The weekend after our return from Tunisia, Sara and I decided to see some sights around Rome. On Saturday the 7th, we decided to go to Ostia Antica, the original port of Rome. It's a quick trip that just requires having a metro pass to take the train to the town. The modern town of Ostia is now pretty far from the coast due to the silting of the harbor that began in ancient times, and since the old town was abandoned when the harbor filled, the ancient streets and buildings are largely preserved. The preservation isn't as good as at Pompeii because the town has been exposed to the elements over the centuries, but what's left is still impressive.

The theater at left, and at right, carved masks, probably a part of the theater decoration

The ancient main street (decumanus) and apartment buildings, with shops on the first floor

One of the bath complexes: at left, the palestrum, or open field for athletic practice (the Italian word for gym today is "palestra") and at right, mosaic floor decoration of athletes.

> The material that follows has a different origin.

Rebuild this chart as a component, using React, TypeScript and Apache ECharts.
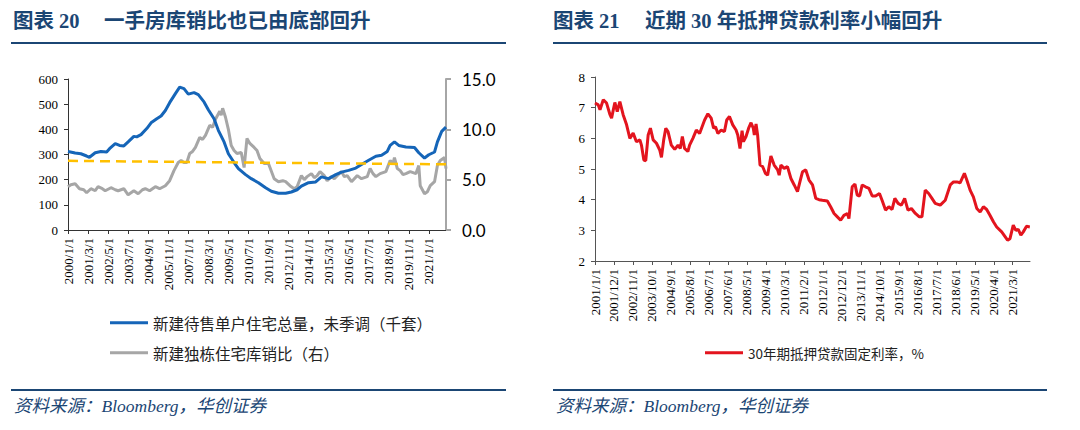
import React, { useEffect, useRef } from "react";
import * as echarts from "echarts";

// ---------- Left chart (monthly index from 2000/1) ----------
const leftTickLabels = [
  "2000/1/1", "2001/3/1", "2002/5/1", "2003/7/1", "2004/9/1", "2005/11/1", "2007/1/1",
  "2008/3/1", "2009/5/1", "2010/7/1", "2011/9/1", "2012/11/1", "2014/1/1", "2015/3/1",
  "2016/5/1", "2017/7/1", "2018/9/1", "2019/11/1", "2021/1/1",
];
const leftTickStep = 14;
const leftMonths = 264;

// 新建待售单户住宅总量，未季调（千套） [monthIndex, value]
const newHomesForSale: [number, number][] = [
  [0, 312], [5, 306], [9, 303], [13, 294], [15, 289], [19, 307], [23, 312], [27, 310], [29, 323],
  [33, 343], [36, 336], [39, 334], [42, 350], [46, 372], [48, 370], [51, 379], [55, 403], [58, 426],
  [62, 442], [65, 453], [68, 475], [71, 506], [75, 542], [78, 568], [81, 562], [84, 540], [88, 546],
  [91, 538], [95, 509], [98, 478], [102, 442], [105, 396], [109, 350], [112, 303], [116, 268],
  [119, 244], [124, 220], [128, 204], [133, 188], [138, 168], [142, 154], [147, 146], [152, 146],
  [156, 151], [160, 160], [163, 174], [168, 188], [173, 191], [177, 211], [182, 204], [187, 220],
  [191, 230], [196, 237], [201, 246], [205, 260], [210, 277], [215, 293], [219, 297], [223, 312],
  [225, 336], [228, 350], [231, 336], [236, 330], [242, 328], [245, 307], [249, 286], [252, 299],
  [256, 310], [258, 350], [261, 392], [264, 409],
];

// 新建独栋住宅库销比（右） [monthIndex, value]
const monthsSupply: [number, number][] = [
  [0, 4.3], [2, 4.5], [5, 4.6], [8, 4.1], [11, 4.0], [13, 3.7], [16, 4.1], [19, 3.9], [21, 4.3],
  [24, 4.1], [26, 3.9], [30, 4.2], [33, 4.0], [35, 3.9], [39, 4.1], [42, 3.5], [46, 3.9], [49, 3.6],
  [52, 4.0], [54, 4.1], [57, 3.9], [61, 4.3], [64, 4.1], [68, 4.4], [71, 4.9], [74, 5.9], [77, 6.7],
  [79, 6.9], [81, 6.7], [83, 6.7], [85, 7.6], [87, 7.8], [89, 8.2], [92, 9.2], [94, 9.0], [96, 9.4],
  [99, 10.4], [101, 10.2], [103, 11.0], [106, 11.8], [107, 11.4], [108, 12.1], [110, 11.2],
  [112, 10.0], [114, 8.4], [116, 7.9], [118, 7.6], [121, 7.7], [123, 6.2], [125, 9.1], [127, 8.6],
  [130, 8.2], [132, 7.9], [134, 7.1], [137, 6.6], [140, 6.6], [144, 5.1], [147, 4.8], [150, 4.9],
  [152, 4.8], [155, 4.4], [158, 4.1], [160, 4.3], [163, 5.4], [165, 5.0], [167, 5.3], [170, 5.6],
  [172, 5.2], [174, 5.4], [176, 5.8], [179, 5.4], [181, 4.9], [184, 5.3], [186, 5.1], [188, 5.4],
  [191, 5.8], [193, 5.3], [195, 5.4], [198, 4.8], [202, 5.4], [205, 5.1], [209, 5.3], [211, 6.1],
  [213, 5.6], [215, 5.3], [218, 5.6], [222, 5.8], [225, 6.9], [227, 6.6], [228, 7.2], [230, 6.1],
  [232, 5.9], [234, 5.5], [236, 5.6], [239, 5.8], [243, 5.6], [245, 6.4], [246, 4.4], [249, 3.6],
  [251, 3.8], [253, 4.4], [256, 4.8], [258, 6.4], [260, 6.9], [263, 7.2], [264, 6.1],
];

// 库销比参考线（右）
const supplyRefLine: [number, number][] = [[0, 6.87], [264, 6.52]];

// ---------- Right chart (monthly index from 2001/1) ----------
const rightTickLabels = [
  "2001/1/1", "2001/12/1", "2002/11/1", "2003/10/1", "2004/9/1", "2005/8/1", "2006/7/1",
  "2007/6/1", "2008/5/1", "2009/4/1", "2010/3/1", "2011/2/1", "2012/1/1", "2012/12/1",
  "2013/11/1", "2014/10/1", "2015/9/1", "2016/8/1", "2017/7/1", "2018/6/1", "2019/5/1",
  "2020/4/1", "2021/3/1",
];
const rightTickStep = 11;
const rightMonths = 252;

// 30年期抵押贷款固定利率，% [monthIndex, value]
const mortgageRate: [number, number][] = [
  [0, 7.15], [1.9, 7.09], [2.9, 6.93], [4.8, 7.26], [6.7, 7.15], [8.7, 6.77], [9.6, 6.66],
  [11.5, 7.17], [12.9, 6.87], [14.4, 7.2], [16.3, 6.77], [18.3, 6.44], [20.2, 6.0], [22.1, 6.17],
  [24, 5.89], [26, 5.95], [26.9, 5.78], [28.3, 5.29], [29.4, 5.27], [30.8, 6.11], [32.1, 6.33],
  [33.7, 5.95], [35.6, 5.84], [37.5, 5.62], [38.5, 5.38], [39.8, 5.95], [41, 6.33], [42.3, 6.22],
  [44.2, 5.78], [46.2, 5.64], [48.1, 5.78], [49.4, 5.67], [50.6, 6.06], [51.9, 5.67], [53.8, 5.57],
  [54.8, 5.78], [56.7, 6.0], [58.7, 6.27], [60.6, 6.16], [63.5, 6.6], [65.4, 6.8], [67.3, 6.66],
  [68.7, 6.33], [69.8, 6.38], [71.2, 6.16], [73.1, 6.27], [75, 6.22], [76.3, 6.6], [77.9, 6.71],
  [79.8, 6.44], [81.7, 6.27], [82.7, 6.11], [84, 5.67], [85.2, 6.25], [86, 5.89], [87.5, 6.06],
  [89, 6.33], [90.4, 6.51], [91.7, 6.33], [92.3, 6.11], [93.3, 6.47], [94.2, 6.11], [95.6, 5.13],
  [97.1, 5.08], [98.7, 4.86], [100, 4.8], [101.9, 5.42], [103.8, 5.13], [105.8, 4.97], [106.7, 4.8],
  [107.7, 5.13], [109.6, 5.02], [111.5, 5.08], [113.5, 4.69], [115.4, 4.48], [117.3, 4.26],
  [118.7, 4.58], [120.2, 4.91], [122.1, 4.97], [124, 4.64], [126, 4.48], [127.9, 4.04], [129.8, 4.0],
  [131.7, 3.98], [134.6, 3.96], [136.5, 3.77], [138.5, 3.55], [140.4, 3.44], [142.3, 3.33],
  [144.2, 3.49], [146.2, 3.55], [147.1, 3.38], [149, 4.42], [150.6, 4.51], [151.9, 4.15],
  [153.3, 4.12], [154.8, 4.48], [156.7, 4.42], [158.7, 4.37], [160.6, 4.12], [162.5, 4.12],
  [164.8, 4.2], [166.3, 3.98], [168.3, 3.66], [170.2, 3.77], [172.1, 3.68], [173.7, 4.04],
  [175.6, 3.88], [177.5, 3.82], [179.4, 4.04], [181.3, 3.66], [183.3, 3.71], [185.6, 3.55],
  [187.9, 3.44], [189.4, 3.44], [191.3, 4.31], [193.3, 4.2], [195.2, 4.04], [197.1, 3.88],
  [200, 3.82], [202.9, 3.98], [205.8, 4.48], [207.7, 4.58], [209.6, 4.58], [211.5, 4.55],
  [214, 4.86], [215.4, 4.64], [217.3, 4.31], [219.2, 4.09], [221.2, 3.71], [223.1, 3.6],
  [225, 3.77], [226.9, 3.68], [228.8, 3.49], [230.8, 3.28], [232.7, 3.11], [235.6, 2.95],
  [239, 2.68], [240.4, 2.73], [242.3, 3.17], [243.8, 3.0], [245.2, 3.03], [246.7, 2.84],
  [248.1, 2.95], [250, 3.13], [251.9, 3.11],
];

const SERIES_BLUE = "新建待售单户住宅总量，未季调（千套）";
const SERIES_GRAY = "新建独栋住宅库销比（右）";
const SERIES_RED = "30年期抵押贷款固定利率，%";

const NAVY = "#1b4674";
const SERIF = "'Liberation Serif', 'Noto Sans CJK SC', serif";
const CJK = "'Noto Sans CJK SC', sans-serif";

export default function App() {
  const ref = useRef<HTMLDivElement>(null);

  useEffect(() => {
    if (!ref.current) return;
    const chart = echarts.init(ref.current, undefined, { renderer: "svg" });

    const leftTicks = leftTickLabels.map((_, i) => i * leftTickStep);
    const rightTicks = rightTickLabels.map((_, i) => i * rightTickStep);

    const axisLabelBase = { fontFamily: "'Liberation Serif', serif", fontSize: 13, color: "#000" };

    const option: any = {
      animation: false,
      backgroundColor: "#fff",
      grid: [
        { left: 68, right: 634, top: 79, bottom: 200, outerBoundsMode: "none" },
        { left: 595, right: 50, top: 77, bottom: 169, outerBoundsMode: "none" },
      ],
      legend: [
        {
          data: [SERIES_BLUE], left: 105, top: 310, icon: "rect", itemWidth: 38, itemHeight: 3,
          textStyle: { fontFamily: CJK, fontSize: 15.5, color: "#222" }, selectedMode: false,
        },
        {
          data: [SERIES_GRAY], left: 105, top: 340, icon: "rect", itemWidth: 38, itemHeight: 3,
          textStyle: { fontFamily: CJK, fontSize: 15.5, color: "#222" }, selectedMode: false,
        },
        {
          data: [SERIES_RED], left: 700, top: 341, icon: "rect", itemWidth: 38, itemHeight: 3,
          textStyle: { fontFamily: CJK, fontSize: 13.5, color: "#222" }, selectedMode: false,
        },
      ],
      xAxis: [
        {
          type: "value", gridIndex: 0, min: 0, max: leftMonths,
          axisLine: { show: true, lineStyle: { color: "#333", width: 1 } },
          axisTick: { show: true, customValues: leftTicks, length: 4, lineStyle: { color: "#333" } },
          axisLabel: {
            ...axisLabelBase, rotate: 90, margin: 8, customValues: leftTicks,
            formatter: (v: number) => leftTickLabels[Math.round(v / leftTickStep)] ?? "",
          },
          splitLine: { show: false },
        },
        {
          type: "value", gridIndex: 1, min: 0, max: rightMonths,
          axisLine: { show: true, lineStyle: { color: "#555", width: 1 } },
          axisTick: { show: true, customValues: rightTicks, length: 4, lineStyle: { color: "#555" } },
          axisLabel: {
            ...axisLabelBase, rotate: 90, margin: 8, customValues: rightTicks,
            formatter: (v: number) => rightTickLabels[Math.round(v / rightTickStep)] ?? "",
          },
          splitLine: { show: false },
        },
      ],
      yAxis: [
        {
          type: "value", gridIndex: 0, position: "left", min: 0, max: 600, interval: 100,
          axisLine: { show: true, lineStyle: { color: "#333" } },
          axisTick: { show: true, length: 4, lineStyle: { color: "#333" } },
          axisLabel: { fontFamily: "'Liberation Serif', serif", fontSize: 13, color: "#000", margin: 10 },
          splitLine: { show: false },
        },
        {
          type: "value", gridIndex: 0, position: "right", min: 0, max: 15, interval: 5,
          axisLine: { show: true, lineStyle: { color: "#a6a6a6", width: 2 } },
          axisTick: { show: true, length: 5, lineStyle: { color: "#a6a6a6", width: 2 } },
          axisLabel: {
            fontFamily: "Lato, 'Liberation Sans', sans-serif", fontSize: 17, color: "#000", margin: 16,
            formatter: (v: number) => v.toFixed(1),
          },
          splitLine: { show: false },
        },
        {
          type: "value", gridIndex: 1, min: 2, max: 8, interval: 1,
          axisLine: { show: true, lineStyle: { color: "#555" } },
          axisTick: { show: true, length: 4, lineStyle: { color: "#555" } },
          axisLabel: { fontFamily: "'Liberation Serif', serif", fontSize: 13, color: "#000", margin: 10 },
          splitLine: { show: false },
        },
      ],
      series: [
        {
          name: SERIES_GRAY, type: "line", xAxisIndex: 0, yAxisIndex: 1, data: monthsSupply,
          showSymbol: false, color: "#a6a6a6", lineStyle: { width: 3, color: "#a6a6a6" },
        },
        {
          name: SERIES_BLUE, type: "line", xAxisIndex: 0, yAxisIndex: 0, data: newHomesForSale,
          showSymbol: false, color: "#1565b8", lineStyle: { width: 3, color: "#1565b8" },
        },
        {
          name: "参考线", type: "line", xAxisIndex: 0, yAxisIndex: 1, data: supplyRefLine,
          showSymbol: false, color: "#ffc000",
          lineStyle: { width: 2.5, color: "#ffc000", type: [10, 6] },
        },
        {
          name: SERIES_RED, type: "line", xAxisIndex: 1, yAxisIndex: 2, data: mortgageRate,
          showSymbol: false, color: "#e3141e", lineStyle: { width: 3, color: "#e3141e" },
        },
      ],
      graphic: [
        { type: "text", left: 13, top: 11, style: { text: "图表 20", font: `bold 20.5px ${SERIF}`, fill: NAVY } },
        { type: "text", left: 104, top: 11, style: { text: "一手房库销比也已由底部回升", font: `bold 20.5px ${SERIF}`, fill: NAVY } },
        { type: "text", left: 553, top: 11, style: { text: "图表 21", font: `bold 20.5px ${SERIF}`, fill: NAVY } },
        { type: "text", left: 645, top: 11, style: { text: "近期 30 年抵押贷款利率小幅回升", font: `bold 20.5px ${SERIF}`, fill: NAVY } },
        { type: "line", shape: { x1: 11, y1: 43, x2: 506, y2: 43 }, style: { stroke: NAVY, lineWidth: 2 } },
        { type: "line", shape: { x1: 553, y1: 43, x2: 1047, y2: 43 }, style: { stroke: NAVY, lineWidth: 2 } },
        { type: "line", shape: { x1: 11, y1: 390, x2: 506, y2: 390 }, style: { stroke: NAVY, lineWidth: 2 } },
        { type: "line", shape: { x1: 553, y1: 390, x2: 1047, y2: 390 }, style: { stroke: NAVY, lineWidth: 2 } },
        { type: "text", left: 14, top: 397, style: { text: "资料来源：Bloomberg，华创证券", font: `italic 17.5px ${SERIF}`, fill: NAVY } },
        { type: "text", left: 556, top: 397, style: { text: "资料来源：Bloomberg，华创证券", font: `italic 17.5px ${SERIF}`, fill: NAVY } },
      ],
    };

    chart.setOption(option);
    return () => chart.dispose();
  }, []);

  return (
    <div
      ref={ref}
      style={{ position: "fixed", left: 0, top: 0, width: 1080, height: 430, background: "#fff" }}
    />
  );
}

On Sunday the 8th was "Women's Day" in Italy, so Sara and I, being women, were able to get into all the state museums for free! We decided to go to the Castel Sant'Angelo, the ancient Tomb of the Roman Emperor Hadrian later converted into a medieval castle and stronghold for the popes. It's close to where we live and connected to the Vatican by a wall that allowed the pope to escape to the castle when he was threatened.

Two views of the castle/mausoleum

The castle was built on top of the original round structure of Hadrian's mausoleum, and has a heliocoidal ramp on the interior that spirals around the inside wall of the structure up to the level where the castle was built. Inside the castle we saw leftover cannons, cannonballs, and other equipment from the castle's active days, and two art exhibits.

At left, view from the top; at right, statue of the Archangel Michael for whom the castle is named (Castel Sant'Angelo, Castle of the St. Angel). The Ponte Angelo that crosses the Tiber and leads to the castle has sculptures of angels on it by Bernini's workshop.